On Monday night the president once more ventured outside of the executive branch, opting instead to comment on the Supreme Court. 

‘I just thought it was so inappropriate, such a terrible statement for a Supreme Court justice,’ Trump said. ‘She’s trying to shame people with perhaps a different view into voting her way, and that’s so inappropriate.’

Trump’s comment relates to Justice Sotomayor’s dissent on a SCOTUS case upholding the administration’s ‘public charge’ rule for immigrants. In her dissent, Sotomayor suggested her conservative colleagues on the bench have been biased toward the Trump administration in a series of decisions, writing that those justices are ‘putting a thumb on the scale in favor of the party that won’ and favoring ‘one litigant over all others’.

There is no debate over whether the president has any jurisdiction or control over SCOTUS, but politicos and activists still wondered whether Trump’s jabs at Justices Sotomayor and Ginsburg were appropriate. (RBG was called out for unfavorable comments she made about Trump several years ago and has since apologized for). 

‘More vicious attacks on Supreme Court justices’, law professor Richard Painter warned. ‘This man is a threat to the rule of law. He needs to go.’

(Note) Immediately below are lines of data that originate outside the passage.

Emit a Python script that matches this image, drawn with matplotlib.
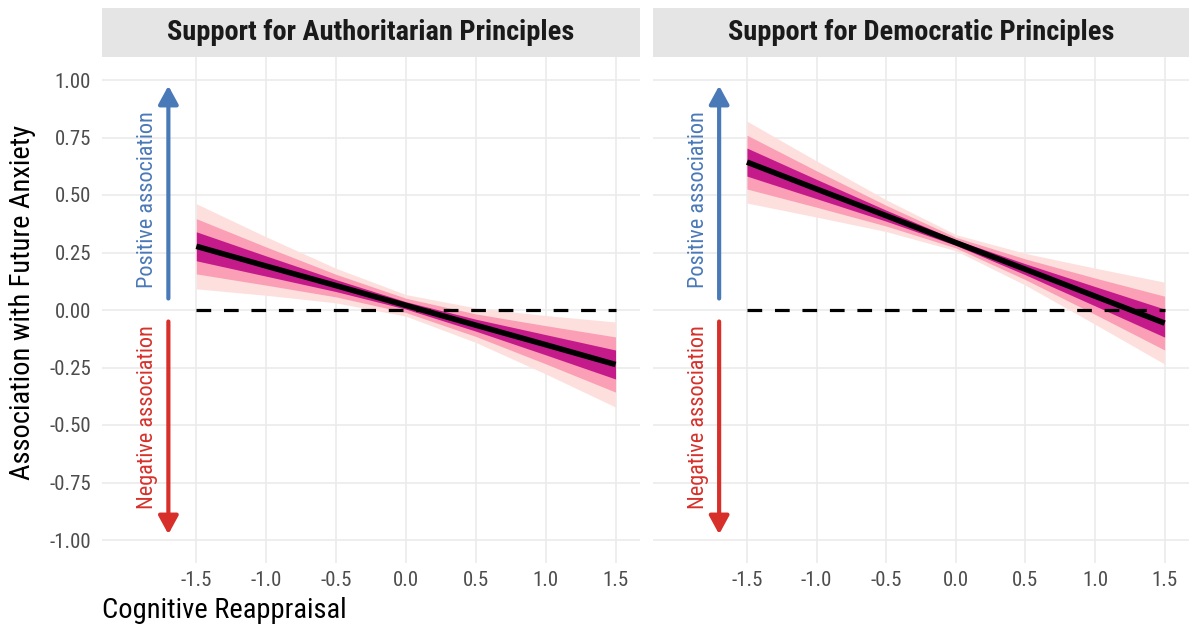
import numpy as np
import matplotlib
matplotlib.use("Agg")
import matplotlib.pyplot as plt

plt.rcParams['font.family'] = ['Roboto Condensed', 'Roboto', 'DejaVu Sans']
plt.rcParams['axes.unicode_minus'] = False

# moderator values (cognitive reappraisal)
x_pts = [-1.5, -1.0, -0.5, 0.0, 0.5, 1.0, 1.5]

panels = ["Support for Authoritarian Principles", "Support for Democratic Principles"]

# slope estimates of future anxiety, per panel
est_auth = [0.277, 0.191, 0.106, 0.020, -0.066, -0.151, -0.237]
est_demo = [0.643, 0.526, 0.410, 0.293, 0.177, 0.060, -0.057]

# half widths of the intervals (95 / 80 / 50 %)
ci95_auth = [0.185, 0.127, 0.075, 0.047, 0.075, 0.127, 0.185]
ci80_auth = [0.120, 0.083, 0.049, 0.031, 0.049, 0.083, 0.120]
ci50_auth = [0.063, 0.044, 0.026, 0.016, 0.026, 0.044, 0.063]

ci95_demo = [0.178, 0.122, 0.069, 0.035, 0.069, 0.122, 0.178]
ci80_demo = [0.117, 0.079, 0.045, 0.023, 0.045, 0.079, 0.117]
ci50_demo = [0.061, 0.042, 0.024, 0.012, 0.024, 0.042, 0.061]

y_ticks = [-1.0, -0.75, -0.5, -0.25, 0.0, 0.25, 0.5, 0.75, 1.0]
x_ticks = [-1.5, -1.0, -0.5, 0.0, 0.5, 1.0, 1.5]

band_cols = ["#fde0dd", "#fa9fb5", "#c51b8a"]
blue = "#4a79b8"
red = "#d7302a"
grid_col = "#ebebeb"
tick_col = "#4d4d4d"

W, H = 1189, 632
fig = plt.figure(figsize=(W / 100, H / 100), dpi=100)

# pixel layout of the two panels
panel_px = [(102, 640), (653, 1189)]
top_px, bot_px = 57, 563
strip_top = 8

data = [
    (est_auth, [ci95_auth, ci80_auth, ci50_auth]),
    (est_demo, [ci95_demo, ci80_demo, ci50_demo]),
]

for i, ((l, r), title, (est, cis)) in enumerate(zip(panel_px, panels, data)):
    ax = fig.add_axes([l / W, 1 - bot_px / H, (r - l) / W, (bot_px - top_px) / H])
    st = fig.add_axes([l / W, 1 - top_px / H, (r - l) / W, (top_px - strip_top) / H])
    st.set_facecolor("#e5e5e5")
    st.set_xticks([])
    st.set_yticks([])
    for s in st.spines.values():
        s.set_visible(False)
    st.text(0.5, 0.5, title, ha="center", va="center", fontsize=20.4,
            fontweight="bold", color="#1a1a1a", transform=st.transAxes)

    est = np.array(est)
    for ci, col in zip(cis, band_cols):
        ci = np.array(ci)
        ax.fill_between(x_pts, est - ci, est + ci, color=col, lw=0, zorder=2)
    ax.plot([x_pts[0], x_pts[-1]], [0, 0], color="black", lw=2.3,
            linestyle=(0, (4.6, 4.0)), zorder=3)
    ax.plot(x_pts, est, color="black", lw=4, zorder=4, solid_capstyle="butt")

    # direction arrows
    ax.annotate("", xy=(-1.7, 0.975), xytext=(-1.7, 0.05),
                arrowprops=dict(arrowstyle="-|>,head_length=0.55,head_width=0.3",
                                color=blue, lw=3, mutation_scale=20,
                                shrinkA=0, shrinkB=0), zorder=3)
    ax.annotate("", xy=(-1.7, -0.975), xytext=(-1.7, -0.05),
                arrowprops=dict(arrowstyle="-|>,head_length=0.55,head_width=0.3",
                                color=red, lw=3, mutation_scale=20,
                                shrinkA=0, shrinkB=0), zorder=3)
    ax.text(-1.85, 0.48, "Positive association", rotation=90, ha="center",
            va="center", color=blue, fontsize=16)
    ax.text(-1.85, -0.465, "Negative association", rotation=90, ha="center",
            va="center", color=red, fontsize=16)

    ax.set_xlim(-2.175, 1.675)
    ax.set_ylim(-1.1, 1.1)
    ax.set_xticks(x_ticks)
    ax.set_xticklabels(["%.1f" % v for v in x_ticks])
    ax.set_yticks(y_ticks)
    ax.set_yticklabels(["%.2f" % v for v in y_ticks])
    ax.grid(True, color=grid_col, lw=1.2)
    ax.set_axisbelow(True)
    for s in ax.spines.values():
        s.set_visible(False)
    ax.tick_params(length=0, labelsize=15, colors=tick_col)
    ax.tick_params(axis="x", pad=6)
    ax.tick_params(axis="y", pad=8)
    if i == 1:
        ax.tick_params(axis="y", labelleft=False)

fig.text(102 / W, 1 - 610 / H, "Cognitive Reappraisal", ha="left", va="center",
         fontsize=20.5, color="black")
fig.text(23 / W, 1 - 302 / H, "Association with Future Anxiety", ha="center",
         va="center", rotation=90, fontsize=20.5, color="black")

fig.savefig("out.png", dpi=100)
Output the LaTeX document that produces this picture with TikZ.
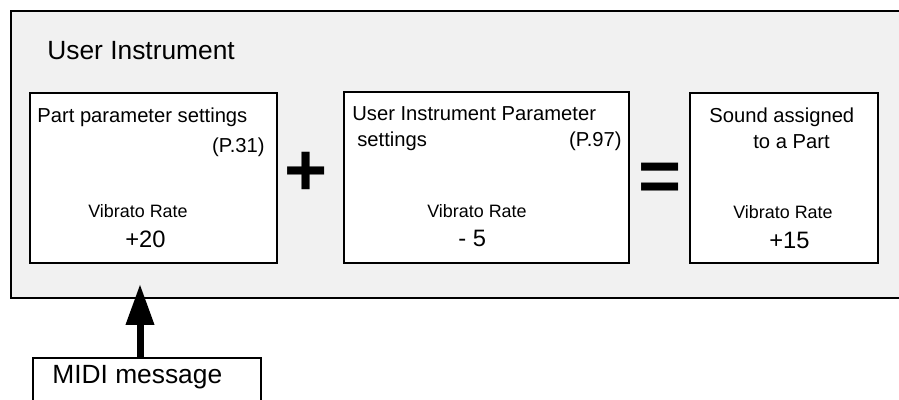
\documentclass[tikz,border=0pt]{standalone}
\usepackage{fontspec}
\setmainfont{Liberation Sans}
\usetikzlibrary{arrows.meta,positioning}
\definecolor{panelgray}{rgb}{0.945,0.945,0.945}
\tikzset{
  marco/.style={
    draw=black,
    line width=1.1pt,
    fill=panelgray,
    inner sep=0pt
  },
  bloque/.style={
    draw=black,
    line width=1.1pt,
    fill=white,
    inner sep=0pt,
    minimum height=3.4cm
  },
  texto/.style={
    inner sep=0pt,
    anchor=base west,
    font=\fontsize{11.5}{13}\selectfont
  },
  rate/.style={
    texto,
    font=\fontsize{10.2}{12}\selectfont
  },
  valor/.style={
    texto,
    font=\fontsize{13.5}{15}\selectfont
  },
  signo/.style={
    inner sep=0pt,
    font=\fontsize{42}{42}\selectfont\bfseries
  },
  flecha/.style={
    -{Triangle[length=0.82cm, width=0.54cm]},
    line width=0.14cm
  }
}

\begin{document}
\begin{tikzpicture}[x=0.02cm, y=-0.02cm]
\useasboundingbox (0,0) rectangle (899,399);
% outer frame
\node[marco, minimum width=18.08cm, minimum height=5.74cm] (instr) at (463,154.5) {};
\node[texto, font=\fontsize{15}{17}\selectfont] (titulo) at (47,59) {User Instrument};
% three setting boxes
\node[bloque, minimum width=4.94cm] (part) at (153.5,178) {};
\node[bloque, minimum width=5.7cm, minimum height=3.42cm] (user) at (486.5,177.5) {};
\node[bloque, minimum width=3.76cm] (sound) at (784,178) {};
\node[texto] (part-t) at (37,122) {Part parameter settings};
\node[texto, anchor=base east] (part-p) at (265,152) {(P.31)};
\node[rate] (part-r) at (88,217) {Vibrato Rate};
\node[valor] (part-v) at (125,247) {+20};
\node[texto] (user-t) at (352,120) {User Instrument Parameter};
\node[texto] (user-s) at (357,146) {settings};
\node[texto, anchor=base east] (user-p) at (622,146) {(P.97)};
\node[rate] (user-r) at (427,217) {Vibrato Rate};
\node[valor] (user-v) at (458,246) {- 5};
\node[texto] (sound-t) at (709,122) {Sound assigned};
\node[texto] (sound-s) at (753,148) {to a Part};
\node[rate] (sound-r) at (733,218) {Vibrato Rate};
\node[valor] (sound-v) at (769,248) {+15};
% operators
\node[signo] (mas) at (306,174) {+};
\node[signo] (igual) at (660.5,182) {=};
% midi input
\node[marco, fill=white, minimum width=4.56cm, minimum height=1.24cm] (midi) at (147,389) {};
\node[texto, font=\fontsize{15}{17}\selectfont] (midi-t) at (52,383) {MIDI message};
\coordinate (tip) at (140,284);
\draw[flecha] (midi.north -| tip) -- (tip);
\end{tikzpicture}
\end{document}
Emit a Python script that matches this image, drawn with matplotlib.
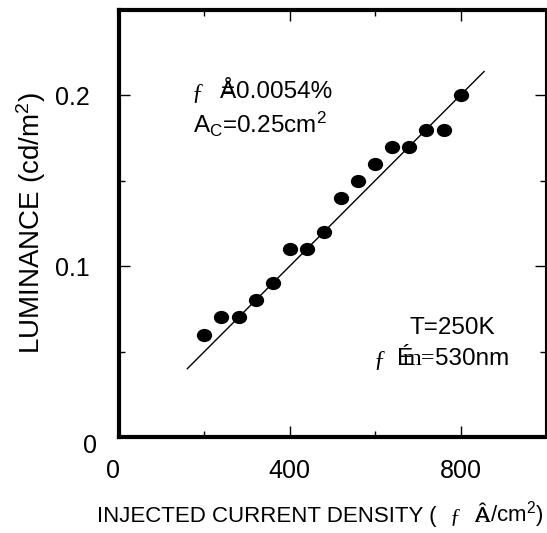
#!/usr/bin/env python3
# luminance vs injected current density, scanned-figure style

import matplotlib
matplotlib.use('Agg')
import matplotlib.pyplot as plt
from matplotlib.path import Path
from matplotlib.transforms import Affine2D, ScaledTranslation

plt.rcParams['font.family'] = ['Liberation Sans', 'DejaVu Sans']
plt.rcParams['mathtext.fontset'] = 'custom'
plt.rcParams['mathtext.rm'] = 'Liberation Sans'
plt.rcParams['mathtext.it'] = 'Liberation Sans:italic'
plt.rcParams['mathtext.bf'] = 'Liberation Sans:bold'

# data
current = [200, 240, 280, 320, 360, 400, 440, 480, 520, 560, 600, 640, 680, 720, 760, 800]
luminance = [0.06, 0.07, 0.07, 0.08, 0.09, 0.11, 0.11, 0.12, 0.14, 0.15, 0.16, 0.17, 0.17, 0.18, 0.18, 0.20]
fit_current = [160, 855]
fit_luminance = [0.040, 0.214]

x_major = [0, 400, 800]
x_minor = [200, 600]
y_major = [0, 0.1, 0.2]
y_minor = [0.05, 0.15]
y_labels = ['0', '0.1', '0.2']

W, H = 547, 533
fig = plt.figure(figsize=(W / 100, H / 100), dpi=100)
ax = fig.add_axes([119 / W, 96 / H, 427 / W, 427 / H])

# dots are a bit wider than tall
dot = Path.unit_circle().transformed(Affine2D().scale(1.0, 0.85))
ax.plot(current, luminance, linestyle='none', marker=dot, ms=10, color='black')
ax.plot(fit_current, fit_luminance, color='black', lw=1)

ax.set_xlim(0, 1000)
ax.set_ylim(0, 0.25)
ax.set_xticks(x_major)
ax.set_xticks(x_minor, minor=True)
ax.set_yticks(y_major, y_labels)
ax.set_yticks(y_minor, minor=True)

for side in ['left', 'top', 'bottom']:
    ax.spines[side].set_linewidth(3)
ax.spines['right'].set_linewidth(1.5)

ax.tick_params(which='both', direction='in', top=True, right=True, width=1, labelsize=18)
ax.tick_params(which='major', length=8)
ax.tick_params(which='minor', length=4.5)
ax.tick_params(axis='x', pad=16)
ax.tick_params(axis='y', pad=21)

# the two zeros sit a little off their ticks
lab = ax.yaxis.get_major_ticks()[0].label1
lab.set_transform(lab.get_transform() + ScaledTranslation(5 / 72, -5 / 72, fig.dpi_scale_trans))
lab = ax.xaxis.get_major_ticks()[0].label1
lab.set_transform(lab.get_transform() + ScaledTranslation(-4.5 / 72, 0, fig.dpi_scale_trans))

ax.set_ylabel('LUMINANCE (cd/m$^2$)', fontsize=20, labelpad=5)

SANS = ['Liberation Sans', 'DejaVu Sans']
SERIF = ['Liberation Serif', 'DejaVu Serif']


def text_run(y_px, pieces, size):
    # pieces: (x in px or None to follow on, text, family, overprint previous?)
    renderer = fig.canvas.get_renderer()
    x_px = 0
    prev = None
    for x, s, family, over in pieces:
        if over:
            cx = (prev.x0 + prev.x1) / 2
            fig.text(cx / W, 1 - y_px / H, s, fontsize=size, family=family,
                     ha='center', va='baseline')
            continue
        if x is not None:
            x_px = x
        t = fig.text(x_px / W, 1 - y_px / H, s, fontsize=size, family=family,
                     ha='left', va='baseline')
        prev = t.get_window_extent(renderer)
        x_px = prev.x1


text_run(98, [(192, 'ƒ', SERIF, False),
              (220, 'Å', SANS, False),
              (None, '=', SANS, True),
              (None, '0.0054%', SANS, False)], 17.5)
text_run(133, [(193, r'A$_\mathrm{C}$=0.25cm$^2$', SANS, False)], 17.5)
text_run(334, [(409, 'T=250K', SANS, False)], 17.5)
text_run(365, [(374, 'ƒ', SERIF, False),
               (397, 'É', SANS, False),
               (403, 'm=', SERIF, False),
               (None, '530nm', SANS, False)], 17.5)

text_run(522, [(97, 'INJECTED CURRENT DENSITY (', SANS, False),
               (450, 'ƒ', SERIF, False),
               (475, 'Â', SANS, False),
               (None, 'A', SERIF, True),
               (None, '/cm$^2$)', SANS, False)], 16)

fig.savefig('out.png', dpi=100)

Republican Sen. Ted Cruz did not speak directly to the president’s comments during a Senate Judiciary hearing, instead flipping the script on Sotomayor’s criticism of conservative justices. He alleged the Supreme Court wouldn’t have to rule on so many nationwide injunctions — which are likely to go in the president’s favor as he is exercising his executive powers — if activist judges on lower courts didn’t keep issuing them. 

‘I believe we have a handful of judges who are operating effectively as part of the resistance movement, putting themselves in the way of Trump policies they happen to disagree with,’ Cruz claimed

As the president continues to voice his views on justice, the administration is reportedly working on a way to revise the FISA process to prevent further abuse of the system. An Inspector General report released in December found that the FBI had misled the FISA court in obtaining a warrant to surveil Trump campaign adviser Carter Page, spurring calls from conservatives to nuke or at least reform the program. 

The cases of Roger Stone, Carter Page and Trump’s own immigration policy may have sparked the president’s fury because they threaten his friends or his policies, but how much does that matter if they also reveal a corrupt and biased system? 

‘’The president has every right to be angry and to comment on it,’ diGenova said. ‘If people don’t like it, there’s an election coming up.’